Recreational activities carry a degree of risk that you must account for. This means it’s vital you put together the right release of liability form. In this blog post, we’ll walk you through these documents and the fine print underpinning their use.
When To Use a Release of Liability Form
In nearly any industry, waivers help two parties avoid a long legal battle. This might be to allow a media company to use a model’s image. It might even settle a car accident without further legal recourse.
Generally, if there’s any risk of legal action, a waiver is absolutely essential. But there’s also the risk of harm to at least one party. Recreational activities, such as sports, often lead to injuries. A form can help you arrange these events and activities with no lawsuit worries.
Liability is ultimately about your (and your company’s) responsibility. Without the right document, someone who injures themselves on your property can sue for damages even if they were fully aware of the risks in the first place.
With this in mind, here are just a few recreational settings that need these forms:
- “Adventure” and extreme sports.
- Martial arts and fitness classes.
- Organized contact sports leagues.
- School visits to amusement parks.
- Summer and wilderness camps.
- Renting complex sports equipment.
The Need for Specific Language in Waivers
Your waiver must be clear and direct. The person signing must be able to understand each and every point. Complex legal jargon can leave you liable for damages. On top of this, a “releasor” must have a chance to ask questions.
Some waivers only come into effect after an injury takes place. In these circumstances, it should fully outline any compensation the releasor will receive. Hundreds of US laws currently show the need for plain-language contracts.
An online waiver template sets out every field in plain terms. You can then distribute this to your customers or anyone opening a dispute. There will be no room for misinterpretation, and they’ll know exactly what they’re signing.
Navigating the Assumption of Risk
In any setting, waivers operate under the assumption of risk. The “releasee” must inform signing parties about an activity’s risks. In many cases, these will be apparent and obvious. But it’s vital to get confirmation from the signer that they know the risks.
Recreational activities can easily lead to minor or even major injuries. These can happen even if every party follows the right rules. In contact sports, for example, players may be crashing into each other constantly. Understanding these risks is a key part of “tort law,” which deals with civil wrongs and injuries.
The waiver must again be very specific yet use plain language. These documents don’t include risks that nobody reasonably expects. For example, a climber may fall due to a faulty harness or other piece of equipment. Waivers cannot excuse the company in these situations.
Writing a Legally Binding Release Form
In addition to plain, specific language, waivers carry a number of extra requirements. There are also certain state laws to take into account. For example, New York’s General Obligations Law § 5-326. This forbids these waivers from covering recreational activities with an admissions fee.
Looking more generally at how to structure a liability release form, an online template can again help. These come with every field your form needs, including:
- Your full name and business information.
- The releasor’s full name.
- When the waiver takes effect.
- Details of potential compensation.
- A note of which state governs the form.
- Full details of the activity and its risks.
- A release clause that limits liability.
You can adapt these forms to fit your specific situation.

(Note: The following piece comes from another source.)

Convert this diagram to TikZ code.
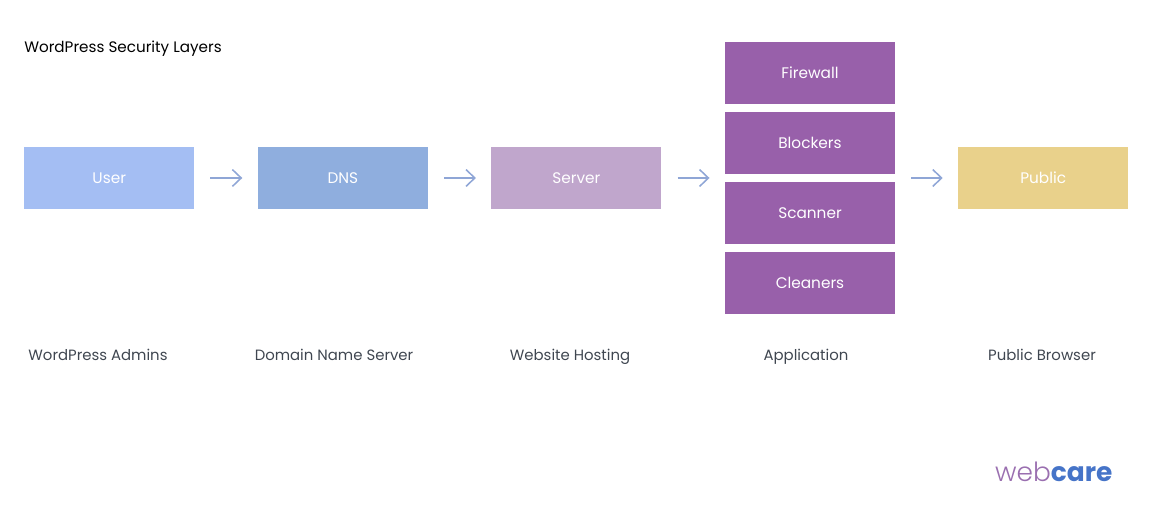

For example, a severability clause helps guarantee the document remains mostly in effect even if one part is unenforceable. If you mainly provide activities to children, specify that the signatures are for parents or guardians.
When Waivers Won’t Work
These documents don’t cover everything. In fact, the wrong approach covers nothing at all. For example, if you or your staff pressure someone into signing, the document is invalid. Similarly, if they didn’t understand the risks, they cannot consent to them.
Some states rarely enforce these waivers. Louisiana, Montana, and Virginia actually reject them in most situations. In California, faulty products also don’t fall under the document’s protection. It is essential that you check your state’s specific rulings. This helps you see just how much your waivers cover.
No waiver can protect against gross negligence. Any violation of public policy will automatically void the document, even if the releasor fully agrees. Only use a release of liability form if you’re able to fulfill your core responsibilities.
Conclusion
Only a legally binding, good-faith waiver can protect your business from liability. This allows you to arrange recreational activities for customers with full peace of mind. Always use a reputable online template to make sure your waiver stands up in court.